Todas as políticas de desregulamentação, privatização e flexibilização de contratos sociais compartilham essa essência negativa, cuja contrapartida supostamente positiva seria o surgimento de um mercado puro. Ocorre uma universalização absoluta da oposição entre respeito ao mercado e toda e qualquer outra lógica coletiva (do "cluster" industrial à Nação, passando por sindicatos e ONGs). A utopia subjacente é a mais ampla e desimpedida movimentação de capitais pelo globo.
As novas tecnologias e mídias digitais contribuem para essa associação entre mobilidade máxima e acumulação de capital e poder cada vez mais concentrado em escala internacional. O circuito onde esse "efeito de rede" mais ganhou destaque sempre foi o mercado financeiro, mas a tendência é muito mais ampla.
No ano passado, uma pesquisa indicou o "efeito de rede" como fator crítico para o lucro e a dominação de mercado das empresas de alta tecnologia. Elaborado pela consultoria Deloitte Touche Tohmatsu, o estudo revela que empresas de alta tecnologia, para crescer, aumentar a rentabilidade e dominar mercados, precisam maximizar o "efeito de rede".

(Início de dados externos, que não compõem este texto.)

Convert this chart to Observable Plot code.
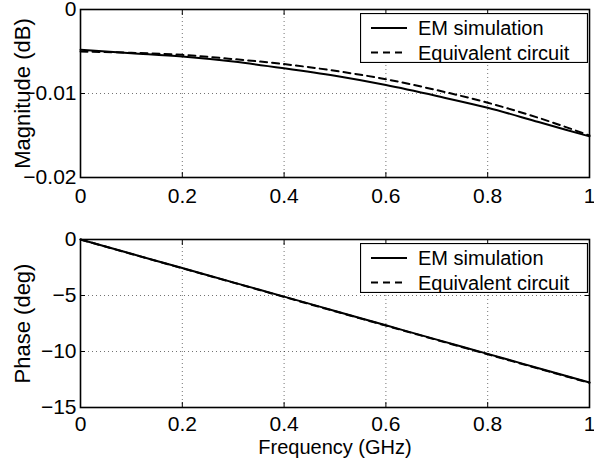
<!DOCTYPE html>
<html>
<head>
<meta charset="utf-8">
<script src="https://cdn.jsdelivr.net/npm/d3@7"></script>
<script src="https://cdn.jsdelivr.net/npm/@observablehq/plot@0.6"></script>
<style>
  html, body { margin: 0; padding: 0; background: #fff; }
  #wrap { position: relative; width: 594px; height: 461px; font-family: "Liberation Sans", Arial, sans-serif; }
  .panel { position: absolute; left: 0; }
  .legend { position: absolute; }
</style>
</head>
<body>
<div id="wrap"></div>
<script>
// ---- data ----
const freq = [0, 0.1, 0.2, 0.3, 0.4, 0.5, 0.6, 0.7, 0.8, 0.9, 1.0];
const magEM = [-0.0048, -0.0052, -0.0056, -0.0062, -0.0070, -0.0079, -0.0090, -0.0103, -0.0117, -0.0134, -0.0151];
const magEq = [-0.0050, -0.00515, -0.0054, -0.0059, -0.0065, -0.0073, -0.0083, -0.0096, -0.0111, -0.0129, -0.0150];
const phaseEM = [0, -1.28, -2.55, -3.83, -5.10, -6.38, -7.66, -8.94, -10.21, -11.49, -12.77];
const phaseEq = [0, -1.29, -2.57, -3.85, -5.13, -6.41, -7.69, -8.97, -10.25, -11.53, -12.80];
const xTicks = [0, 0.2, 0.4, 0.6, 0.8, 1];
const xTickLabels = ["0", "0.2", "0.4", "0.6", "0.8", "1"];
const magTicks = [-0.02, -0.01, 0];
const magTickLabels = ["\u22120.02", "\u22120.01", "0"];
const phaseTicks = [-15, -10, -5, 0];
const phaseTickLabels = ["\u221215", "\u221210", "\u22125", "0"];
const seriesNames = ["EM simulation", "Equivalent circuit"];
const magLabel = "Magnitude (dB)";
const phaseLabel = "Phase (deg)";
const freqLabel = "Frequency (GHz)";

const FONT = "Liberation Sans, Arial, sans-serif";

function rows(ys) { return freq.map((f, i) => ({f, v: ys[i]})); }

function panel({em, eq, domain, ticks, tickLabels, ylabel, xlabel, height, xPad}) {
  const xfmt = d => xTickLabels[xTicks.indexOf(d)];
  const yfmt = d => tickLabels[ticks.indexOf(d)];
  const inner = ticks.slice(1, -1);
  const marks = [
    Plot.gridX([0.2, 0.4, 0.6, 0.8], {stroke: "#000", strokeOpacity: 0.55, strokeDasharray: "1,3", strokeWidth: 1}),
    Plot.gridY(inner, {stroke: "#000", strokeOpacity: 0.55, strokeDasharray: "1,3", strokeWidth: 1}),
    // inward ticks
    Plot.axisX(xTicks, {anchor: "bottom", tickSize: -5, tickFormat: () => "", label: null, strokeWidth: 1}),
    Plot.axisX(xTicks, {anchor: "top", tickSize: -5, tickFormat: () => "", label: null, strokeWidth: 1}),
    Plot.axisY(ticks, {anchor: "left", tickSize: -5, tickFormat: () => "", label: null, strokeWidth: 1}),
    Plot.axisY(ticks, {anchor: "right", tickSize: -5, tickFormat: () => "", label: null, strokeWidth: 1}),
    // tick labels
    Plot.axisX(xTicks, {anchor: "bottom", tickSize: 0, tickPadding: xPad, tickFormat: xfmt, label: null, fontSize: 21, fill: "#000"}),
    Plot.axisY(ticks, {anchor: "left", tickSize: 0, tickPadding: 4, tickFormat: yfmt, label: null, fontSize: 21, fill: "#000"}),
    Plot.lineY(rows(eq), {x: "f", y: "v", stroke: "#000", strokeWidth: 2, strokeDasharray: "7,5", curve: "monotone-x"}),
    Plot.lineY(rows(em), {x: "f", y: "v", stroke: "#000", strokeWidth: 2, curve: "monotone-x"}),
    Plot.frame({stroke: "#000", strokeWidth: 1.6}),
    Plot.text([ylabel], {frameAnchor: "left", rotate: -90, dx: -58, fontSize: 22, fill: "#000", lineAnchor: "middle", textAnchor: "middle"})
  ];
  if (xlabel) {
    marks.push(Plot.text([xlabel], {frameAnchor: "bottom", dy: 40, fontSize: 20, fill: "#000", lineAnchor: "middle"}));
  }
  return Plot.plot({
    width: 594,
    height,
    marginTop: 9,
    marginBottom: height - 177,
    marginLeft: 80,
    marginRight: 5,
    style: {fontFamily: FONT, background: "#fff", overflow: "visible"},
    x: {domain: [0, 1], axis: null},
    y: {domain, axis: null},
    marks
  });
}

function legend(top) {
  const ns = "http://www.w3.org/2000/svg";
  const w = 228, h = 50;
  const svg = document.createElementNS(ns, "svg");
  svg.setAttribute("width", w);
  svg.setAttribute("height", h);
  svg.setAttribute("class", "legend");
  svg.style.left = "360px";
  svg.style.top = top + "px";
  const rect = document.createElementNS(ns, "rect");
  rect.setAttribute("x", 0.5); rect.setAttribute("y", 0.5);
  rect.setAttribute("width", w - 1); rect.setAttribute("height", h - 1);
  rect.setAttribute("fill", "#fff"); rect.setAttribute("stroke", "#000"); rect.setAttribute("stroke-width", 1.2);
  svg.appendChild(rect);
  seriesNames.forEach((name, i) => {
    const cy = 15 + i * 24.5;
    const ln = document.createElementNS(ns, "line");
    ln.setAttribute("x1", 11); ln.setAttribute("x2", 47);
    ln.setAttribute("y1", cy); ln.setAttribute("y2", cy);
    ln.setAttribute("stroke", "#000"); ln.setAttribute("stroke-width", 2);
    if (i === 1) ln.setAttribute("stroke-dasharray", "7,5");
    svg.appendChild(ln);
    const t = document.createElementNS(ns, "text");
    t.setAttribute("x", 58); t.setAttribute("y", cy + 7);
    t.setAttribute("font-size", 20);
    t.setAttribute("font-family", FONT);
    t.textContent = name;
    svg.appendChild(t);
  });
  return svg;
}

const wrap = document.getElementById("wrap");
const top1 = panel({em: magEM, eq: magEq, domain: [-0.02, 0], ticks: magTicks, tickLabels: magTickLabels, ylabel: magLabel, height: 230, xPad: 11});
top1.classList.add("panel"); top1.style.top = "0px";
wrap.appendChild(top1);
const bot = panel({em: phaseEM, eq: phaseEq, domain: [-15, 0], ticks: phaseTicks, tickLabels: phaseTickLabels, ylabel: phaseLabel, xlabel: freqLabel, height: 231, xPad: 9});
bot.classList.add("panel"); bot.style.top = "230px";
wrap.appendChild(bot);
wrap.appendChild(legend(13));
wrap.appendChild(legend(243));
</script>
</body>
</html>
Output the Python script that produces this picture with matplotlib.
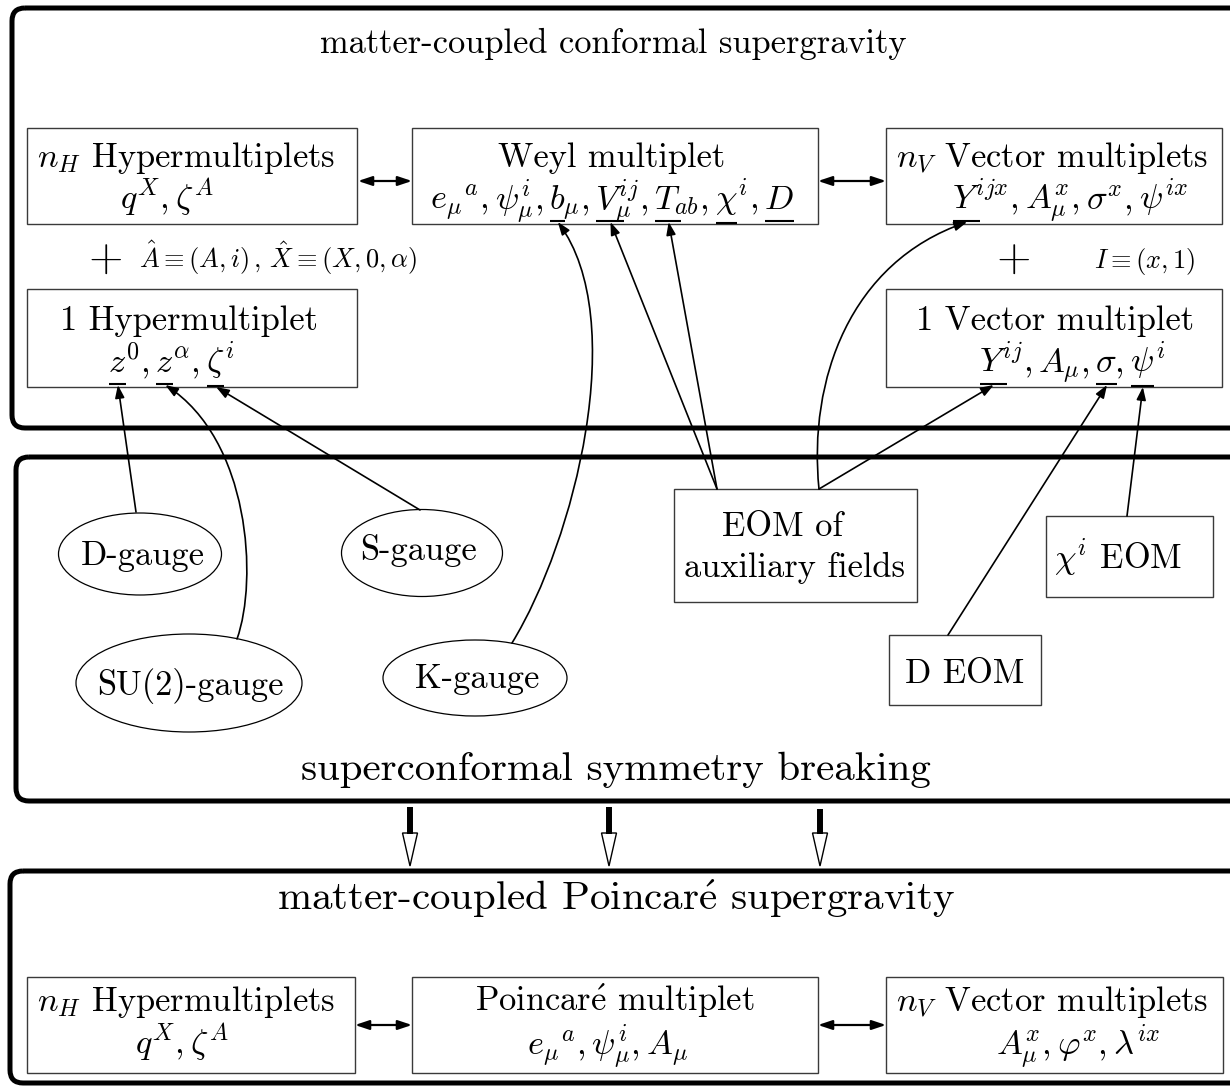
import matplotlib
matplotlib.use('Agg')
import matplotlib.pyplot as plt
from matplotlib.patches import FancyBboxPatch, Rectangle, Ellipse, FancyArrowPatch, Polygon
from matplotlib.path import Path

plt.rcParams['font.family'] = ['cmr10', 'DejaVu Serif']
plt.rcParams['mathtext.fontset'] = 'cm'
plt.rcParams['axes.unicode_minus'] = False

# ---------------- content ----------------
section_titles = ["matter-coupled conformal supergravity",
                  "superconformal symmetry breaking",
                  r"matter-coupled Poincar$\mathrm{\acute{e}}$ supergravity"]

top_box_titles = [r"$n_H$ Hypermultiplets", "Weyl multiplet", r"$n_V$ Vector multiplets",
                  "1 Hypermultiplet", "1 Vector multiplet"]
# field pieces: (tex, underlined base, key)
hyper_fields = [(r"$q^X,$", None, None), (r"$\zeta^A$", None, None)]
weyl_fields = [(r"$e_\mu{}^a,$", None, None), (r"$\psi^i_\mu,$", None, None),
               (r"$b_\mu,$", r"$b$", "b"), (r"$V^{ij}_\mu,$", r"$V$", "V"),
               (r"$T_{ab},$", r"$T$", "T"), (r"$\chi^i,$", r"$\chi$", "chi"),
               (r"$D$", r"$D$", "D")]
vector_fields = [(r"$Y^{ijx},$", r"$Y$", "Yx"), (r"$A^x_\mu,$", None, None),
                 (r"$\sigma^x,$", None, None), (r"$\psi^{ix}$", None, None)]
hyper1_fields = [(r"$z^0,$", r"$z$", "z0"), (r"$z^\alpha,$", r"$z$", "za"),
                 (r"$\zeta^i$", r"$\zeta$", "zeta")]
vector1_fields = [(r"$Y^{ij},$", r"$Y$", "Y"), (r"$A_\mu,$", None, None),
                  (r"$\sigma,$", r"$\sigma$", "sigma"), (r"$\psi^i$", r"$\psi$", "psi")]
index_notes = [r"$\hat{A}\equiv(A,i)\,,\,\hat{X}\equiv(X,0,\alpha)$", r"$I\equiv(x,1)$"]

gauge_labels = ["D-gauge", "S-gauge", "SU(2)-gauge", "K-gauge"]
eom_labels = [["EOM of", "auxiliary fields"], [r"$\chi^i$ EOM"], ["D EOM"]]

bottom_box_titles = [r"$n_H$ Hypermultiplets", r"Poincar$\mathrm{\acute{e}}$ multiplet",
                     r"$n_V$ Vector multiplets"]
bottom_fields = [r"$q^X, \zeta^A$", r"$e_\mu{}^a, \psi^i_\mu, A_\mu$",
                 r"$A^x_\mu, \varphi^x, \lambda^{ix}$"]

# ---------------- figure ----------------
W, H = 1230, 1086
fig = plt.figure(figsize=(W / 100, H / 100), dpi=100)
ax = fig.add_axes([0, 0, 1, 1])
ax.set_xlim(0, W)
ax.set_ylim(H, 0)
ax.axis('off')
renderer = fig.canvas.get_renderer()

FS = 24.8
anchors = {}


def draw_pieces(pieces, xc, yb, fs=FS, gap=6):
    texts, widths = [], []
    for tex, base, key in pieces:
        t = ax.text(0, yb, tex, fontsize=fs, ha='left', va='baseline')
        widths.append(t.get_window_extent(renderer).width)
        texts.append(t)
    total = sum(widths) + gap * (len(pieces) - 1)
    x = xc - total / 2
    _, ybd = ax.transData.transform((0, yb))
    for (tex, base, key), t, w in zip(pieces, texts, widths):
        t.set_x(x)
        if base:
            tb = ax.text(0, yb, base, fontsize=fs, ha='left', va='baseline')
            bb = tb.get_window_extent(renderer)
            tb.remove()
            desc = max(ybd - bb.y0, 0)
            uy = yb + desc + 5
            ax.plot([x + 1, x + bb.width], [uy, uy], color='black', lw=1.5,
                    solid_capstyle='butt')
            anchors[key] = (x + bb.width / 2 + 1, uy + 1)
        x += w + gap


def frame(x0, y0, x1, y1):
    ax.add_patch(Rectangle((x0, y0), x1 - x0, y1 - y0, fill=False,
                           edgecolor='#3a3a3a', lw=1.0))


# outer rounded sections
for (x0, y0, x1, y1) in [(12, 8, 1262, 428), (16, 457, 1262, 801), (10, 871, 1262, 1083)]:
    ax.add_patch(FancyBboxPatch((x0, y0), x1 - x0, y1 - y0,
                                boxstyle='round,pad=0,rounding_size=13',
                                fill=False, edgecolor='black', lw=3.6))

# section titles
for title, (xc, yb), fs in zip(section_titles, [(613, 53), (616, 780), (616, 910)],
                               [FS, 29.5, 29.5]):
    ax.text(xc, yb, title, fontsize=fs, ha='center', va='baseline')

# top multiplet boxes
top_frames = [(27, 128, 357, 224), (412, 128, 818, 224), (886, 128, 1222, 224),
              (27, 289, 357, 387), (886, 289, 1222, 387)]
for fr in top_frames:
    frame(*fr)
title_pos = [(186, 167), (612, 167), (1052, 167), (189, 330), (1055, 330)]
for t, (xc, yb) in zip(top_box_titles, title_pos):
    ax.text(xc, yb, t, fontsize=FS, ha='center', va='baseline')
draw_pieces(hyper_fields, 167, 209)
draw_pieces(weyl_fields, 612, 209)
draw_pieces(vector_fields, 1070, 209)
draw_pieces(hyper1_fields, 171, 372)
draw_pieces(vector1_fields, 1072, 372)

# plus signs and index notes
ax.text(105, 260, r"$+$", fontsize=32, ha='center', va='center')
ax.text(1013, 260, r"$+$", fontsize=32, ha='center', va='center')
ax.text(139, 268, index_notes[0], fontsize=19, ha='left', va='baseline')
ax.text(1094, 268, index_notes[1], fontsize=19, ha='left', va='baseline')

# double arrows
dbl = dict(arrowstyle='<|-|>,head_length=0.6,head_width=0.2', mutation_scale=14,
           lw=1.6, color='black', shrinkA=0, shrinkB=0)
for (xa, xb, y) in [(358, 412, 181), (818, 886, 181), (355, 412, 1025), (818, 886, 1025)]:
    ax.add_patch(FancyArrowPatch((xa, y), (xb, y), **dbl))

# gauge ellipses
ell = [(140, 554, 163, 82), (422, 553, 161, 87), (189, 683, 226, 98), (475, 678, 184, 76)]
lab_pos = [(143, 565), (419, 560), (190, 695), (477, 688)]
for (cx, cy, w, h), lab, (tx, ty) in zip(ell, gauge_labels, lab_pos):
    ax.add_patch(Ellipse((cx, cy), w, h, fill=False, edgecolor='black', lw=0.9))
    ax.text(tx, ty, lab, fontsize=FS, ha='center', va='baseline')

# EOM boxes
frame(674, 489, 917, 602)
ax.text(783, 536, eom_labels[0][0], fontsize=FS, ha='center', va='baseline')
ax.text(794, 577, eom_labels[0][1], fontsize=FS, ha='center', va='baseline')
frame(1046, 516, 1213, 597)
ax.text(1118, 569, eom_labels[1][0], fontsize=FS, ha='center', va='baseline')
frame(889, 635, 1041, 705)
ax.text(965, 683, eom_labels[2][0], fontsize=FS, ha='center', va='baseline')

# connecting arrows
arr = dict(arrowstyle='-|>,head_length=0.55,head_width=0.2', mutation_scale=14,
           lw=1.2, color='black', shrinkA=0, shrinkB=0)
straight = [((136, 512), 'z0'), ((420, 510), 'zeta'), ((717, 489), 'V'),
            ((717, 489), 'T'), ((819, 489), 'Y'), ((948, 635), 'sigma'),
            ((1127, 516), 'psi')]
for src, key in straight:
    ax.add_patch(FancyArrowPatch(src, anchors[key], **arr))

curves = [((237, 639), (258, 580), (250, 440), 'za'),
          ((512, 643), (575, 540), (630, 320), 'b'),
          ((819, 489), (808, 380), (850, 262), 'Yx')]
for p0, c1, c2, key in curves:
    path = Path([p0, c1, c2, anchors[key]],
                [Path.MOVETO, Path.CURVE4, Path.CURVE4, Path.CURVE4])
    ax.add_patch(FancyArrowPatch(path=path, **arr))

# hollow arrows between sections
for x, y0 in [(410, 807), (609, 807), (820, 809)]:
    ax.plot([x, x], [y0, 834], color='black', lw=4.3, solid_capstyle='butt')
    ax.add_patch(Polygon([(x - 7.5, 833), (x + 7.5, 833), (x, 866)], closed=True,
                         facecolor='white', edgecolor='black', lw=1.0))

# bottom multiplet boxes
bottom_frames = [(27, 977, 355, 1073), (412, 977, 818, 1073), (886, 977, 1223, 1073)]
for fr in bottom_frames:
    frame(*fr)
for t, f, xt, xf in zip(bottom_box_titles, bottom_fields, [186, 615, 1052], [182, 608, 1078]):
    ax.text(xt, 1011, t, fontsize=FS, ha='center', va='baseline')
    ax.text(xf, 1054, f, fontsize=FS, ha='center', va='baseline')

fig.savefig('out.png', dpi=100)
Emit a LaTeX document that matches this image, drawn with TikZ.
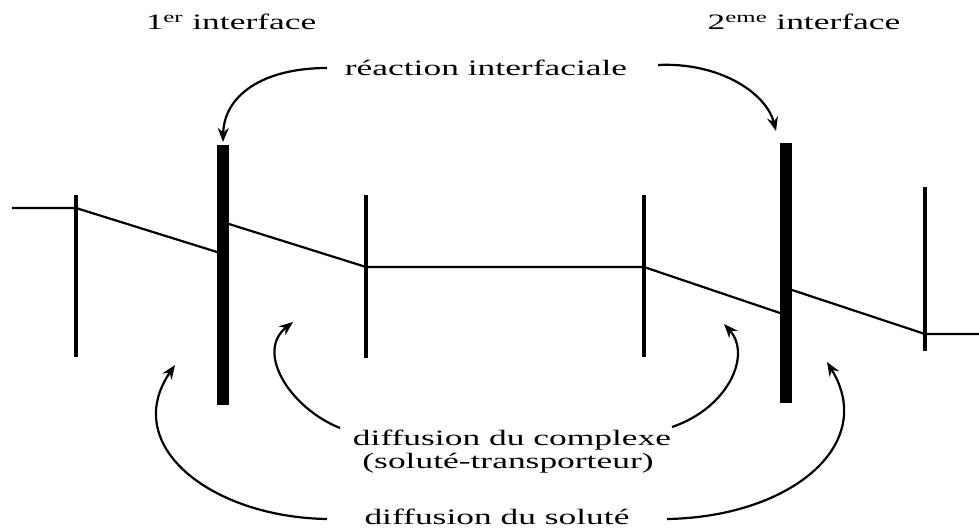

Esse "fator de mercado" está na base de um enfoque denominado Hipercrescimento Para Sobrevivência - Relatório sobre Práticas da Indústria de Tecnologia, Mídia e Telecomunicações. O efeito é simples de entender: é a tendência de um produto ou serviço de alta tecnologia aumentar de valor à medida em que o número de usuários ou empresas complementares aumentam.
Um exemplo concreto é a abertura do setor de mídia para o capital estrangeiro. O fluxo de conteúdo e os padrões de uso das redes globais tenderiam, segundo o estudo, a aumentar a concentração de poder global sobre mentes e corações.
No Brasil, um dos poucos militantes e pesquisadores que alertou para esses riscos foi Jair Borin, jornalista e professor da Escola de Comunicações e Artes da USP, falecido na semana passada. Borin dizia que novidades como a TV digital podem ser a ponta do iceberg num processo renovado de colonização cultural e indicavam outras tendências econômicas associadas ao surgimento de novas mídias.
Ele estimava o mercado midiático brasileiro como uma oportunidade de U$S 20 bilhões, com base no tamanho da população, na cobrança por maior alfabetização (ampliando o mercado consumidor) e na diversificação de produtos e serviços (mídia não é só informação, mas agrega vendas de serviços em grande escala).
Servindo como suporte e ao mesmo tempo como alvo dos "efeitos de rede", a mídia é sensível aos argumentos neoliberais (que acentuam ainda mais o processo de concentração).
Não é portanto absurdo que, justamente diante de sinais evidentes do seu fracasso do ponto de vista social, do desenvolvimento humano e da diversidade cultural, a ideologia neoliberal se apresente com mais força ainda. Na visão à la Bourdieu-Borin, está em curso a realização de sua própria essência.